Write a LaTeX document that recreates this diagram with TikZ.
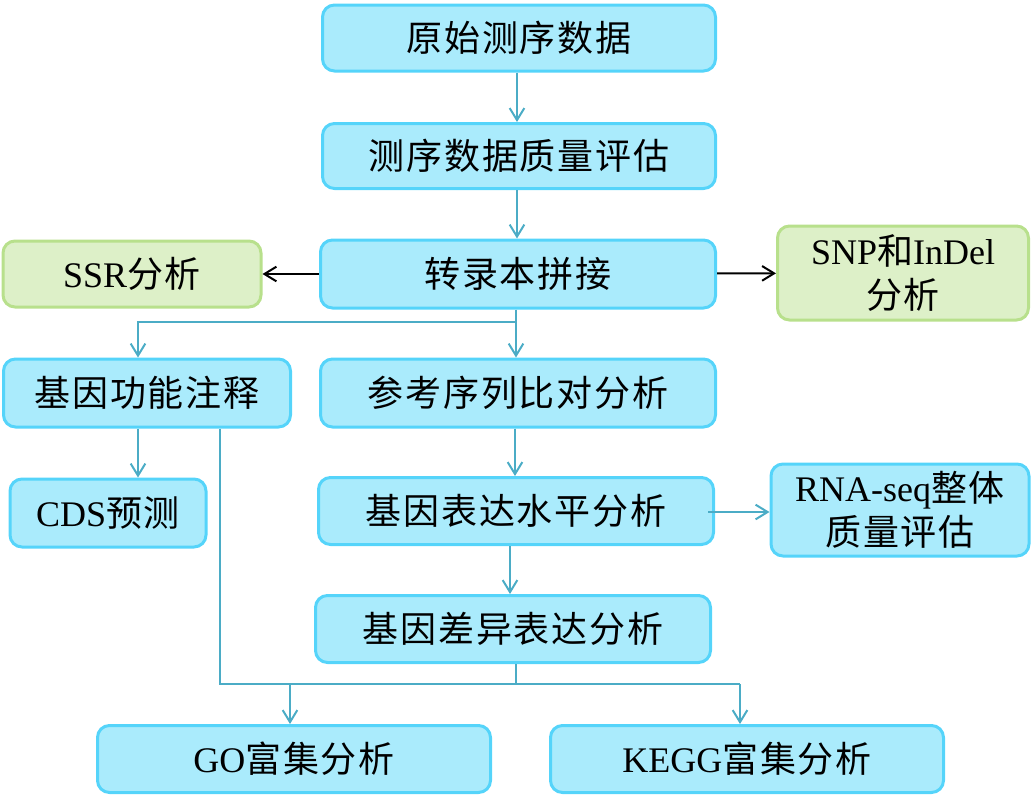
\documentclass[tikz,border=0pt]{standalone}
\usepackage{fontspec}
\setmainfont{Liberation Serif}
\newfontfamily\cjk[LetterSpace=5]{Noto Sans CJK SC}
\usetikzlibrary{calc,arrows.meta,positioning}
\definecolor{boxfill}{HTML}{AAEBFC}
\definecolor{boxline}{HTML}{55D4FA}
\definecolor{greenfill}{HTML}{DDF0C8}
\definecolor{greenline}{HTML}{B8E08C}
\definecolor{linkcol}{HTML}{4BACC6}
\tikzset{
  box/.style={draw=boxline,fill=boxfill,line width=2.25pt,rounded corners=9pt,
    inner sep=0pt,align=center,font=\fontsize{27}{33}\selectfont},
  greenbox/.style={box,draw=greenline,fill=greenfill},
  boxw/.style={minimum width=#1*0.75pt},
  boxh/.style={minimum height=#1*0.75pt},
  link/.style={draw=linkcol,line width=1.5pt,-{Straight Barb[length=9pt,width=11pt]}},
  plainlink/.style={draw=linkcol,line width=1.5pt},
  blklink/.style={draw=black,line width=1.5pt,-{Straight Barb[length=9pt,width=11pt]}}
}

\begin{document}
\begin{tikzpicture}[x=0.75pt,y=-0.75pt]
  \useasboundingbox (0,0) rectangle (1032,808);
  % main column
  \node[box,boxw=393,boxh=66] (raw) at (519,38) {\cjk 原始测序数据};
  \node[box,boxw=393,boxh=65] (qc) at (519,156) {\cjk 测序数据质量评估};
  \node[box,boxw=395,boxh=68] (asm) at (518,274) {\cjk 转录本拼接};
  \node[box,boxw=395,boxh=68] (align) at (518,393) {\cjk 参考序列比对分析};
  \node[box,boxw=395,boxh=67] (expr) at (516,511) {\cjk 基因表达水平分析};
  \node[box,boxw=395,boxh=67] (deg) at (513,629) {\cjk 基因差异表达分析};
  % side boxes
  \node[greenbox,boxw=258,boxh=66] (ssr) at (132,274) {SSR{\cjk 分析}};
  \node[greenbox,boxw=251,boxh=94] (snp) at (903,273) {SNP{\cjk 和}InDel\\{\cjk 分析}};
  \node[box,boxw=287,boxh=68] (anno) at (147,393) {\cjk 基因功能注释};
  \node[box,boxw=196,boxh=68] (cds) at (108,513) {CDS{\cjk 预测}};
  \node[box,boxw=258,boxh=92] (rnaqc) at (900,510) {RNA-seq{\cjk 整体}\\{\cjk 质量评估}};
  \node[box,boxw=393,boxh=67] (go) at (294,759) {GO{\cjk 富集分析}};
  \node[box,boxw=393,boxh=67] (kegg) at (747,759) {KEGG{\cjk 富集分析}};
  % branch points
  \coordinate (f1) at (516,322);
  \coordinate (f2) at (138,322);
  \coordinate (f3) at (516,684);
  \coordinate (f4) at (220,684);
  \coordinate (f5) at (740,684);
  % connectors
  \draw[link] (raw.south -| 517,0) -- (qc.north -| 517,0);
  \draw[link] (qc.south -| 517,0) -- (asm.north -| 517,0);
  \draw[blklink] (asm) -- (ssr);
  \draw[blklink] (asm) -- (snp);
  \draw[link] (asm.south -| f1) -- (align.north -| f1);
  \draw[link] (f1) -- (f2) -- (anno.north -| f2);
  \draw[link] (anno.south -| f2) -- (cds.north -| f2);
  \draw[link] (align.south -| 515,0) -- (expr.north -| 515,0);
  \draw[link] ($(expr.east)+(-7,1)$) -- (rnaqc.west |- 0,512);
  \draw[link] (expr.south -| 510,0) -- (deg.north -| 510,0);
  \draw[plainlink] (deg.south -| f3) -- (f3);
  \draw[plainlink] (anno.south -| f4) -- (f4) -- (f5);
  \draw[link] (f4 -| 290,0) -- (go.north -| 290,0);
  \draw[link] (f5) -- (kegg.north -| f5);
\end{tikzpicture}
\end{document}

_____

- [Short exercise]
Replicate the material above verbatim; images stay out of the copy.

- [The solution]
Write a LaTeX document that recreates this diagram with TikZ.
\documentclass[tikz,border=0pt]{standalone}
\usepackage{fontspec}
\setmainfont{Liberation Serif}
\newfontfamily\cjk[LetterSpace=5]{Noto Sans CJK SC}
\usetikzlibrary{calc,arrows.meta,positioning}
\definecolor{boxfill}{HTML}{AAEBFC}
\definecolor{boxline}{HTML}{55D4FA}
\definecolor{greenfill}{HTML}{DDF0C8}
\definecolor{greenline}{HTML}{B8E08C}
\definecolor{linkcol}{HTML}{4BACC6}
\tikzset{
  box/.style={draw=boxline,fill=boxfill,line width=2.25pt,rounded corners=9pt,
    inner sep=0pt,align=center,font=\fontsize{27}{33}\selectfont},
  greenbox/.style={box,draw=greenline,fill=greenfill},
  boxw/.style={minimum width=#1*0.75pt},
  boxh/.style={minimum height=#1*0.75pt},
  link/.style={draw=linkcol,line width=1.5pt,-{Straight Barb[length=9pt,width=11pt]}},
  plainlink/.style={draw=linkcol,line width=1.5pt},
  blklink/.style={draw=black,line width=1.5pt,-{Straight Barb[length=9pt,width=11pt]}}
}

\begin{document}
\begin{tikzpicture}[x=0.75pt,y=-0.75pt]
  \useasboundingbox (0,0) rectangle (1032,808);
  % main column
  \node[box,boxw=393,boxh=66] (raw) at (519,38) {\cjk 原始测序数据};
  \node[box,boxw=393,boxh=65] (qc) at (519,156) {\cjk 测序数据质量评估};
  \node[box,boxw=395,boxh=68] (asm) at (518,274) {\cjk 转录本拼接};
  \node[box,boxw=395,boxh=68] (align) at (518,393) {\cjk 参考序列比对分析};
  \node[box,boxw=395,boxh=67] (expr) at (516,511) {\cjk 基因表达水平分析};
  \node[box,boxw=395,boxh=67] (deg) at (513,629) {\cjk 基因差异表达分析};
  % side boxes
  \node[greenbox,boxw=258,boxh=66] (ssr) at (132,274) {SSR{\cjk 分析}};
  \node[greenbox,boxw=251,boxh=94] (snp) at (903,273) {SNP{\cjk 和}InDel\\{\cjk 分析}};
  \node[box,boxw=287,boxh=68] (anno) at (147,393) {\cjk 基因功能注释};
  \node[box,boxw=196,boxh=68] (cds) at (108,513) {CDS{\cjk 预测}};
  \node[box,boxw=258,boxh=92] (rnaqc) at (900,510) {RNA-seq{\cjk 整体}\\{\cjk 质量评估}};
  \node[box,boxw=393,boxh=67] (go) at (294,759) {GO{\cjk 富集分析}};
  \node[box,boxw=393,boxh=67] (kegg) at (747,759) {KEGG{\cjk 富集分析}};
  % branch points
  \coordinate (f1) at (516,322);
  \coordinate (f2) at (138,322);
  \coordinate (f3) at (516,684);
  \coordinate (f4) at (220,684);
  \coordinate (f5) at (740,684);
  % connectors
  \draw[link] (raw.south -| 517,0) -- (qc.north -| 517,0);
  \draw[link] (qc.south -| 517,0) -- (asm.north -| 517,0);
  \draw[blklink] (asm) -- (ssr);
  \draw[blklink] (asm) -- (snp);
  \draw[link] (asm.south -| f1) -- (align.north -| f1);
  \draw[link] (f1) -- (f2) -- (anno.north -| f2);
  \draw[link] (anno.south -| f2) -- (cds.north -| f2);
  \draw[link] (align.south -| 515,0) -- (expr.north -| 515,0);
  \draw[link] ($(expr.east)+(-7,1)$) -- (rnaqc.west |- 0,512);
  \draw[link] (expr.south -| 510,0) -- (deg.north -| 510,0);
  \draw[plainlink] (deg.south -| f3) -- (f3);
  \draw[plainlink] (anno.south -| f4) -- (f4) -- (f5);
  \draw[link] (f4 -| 290,0) -- (go.north -| 290,0);
  \draw[link] (f5) -- (kegg.north -| f5);
\end{tikzpicture}
\end{document}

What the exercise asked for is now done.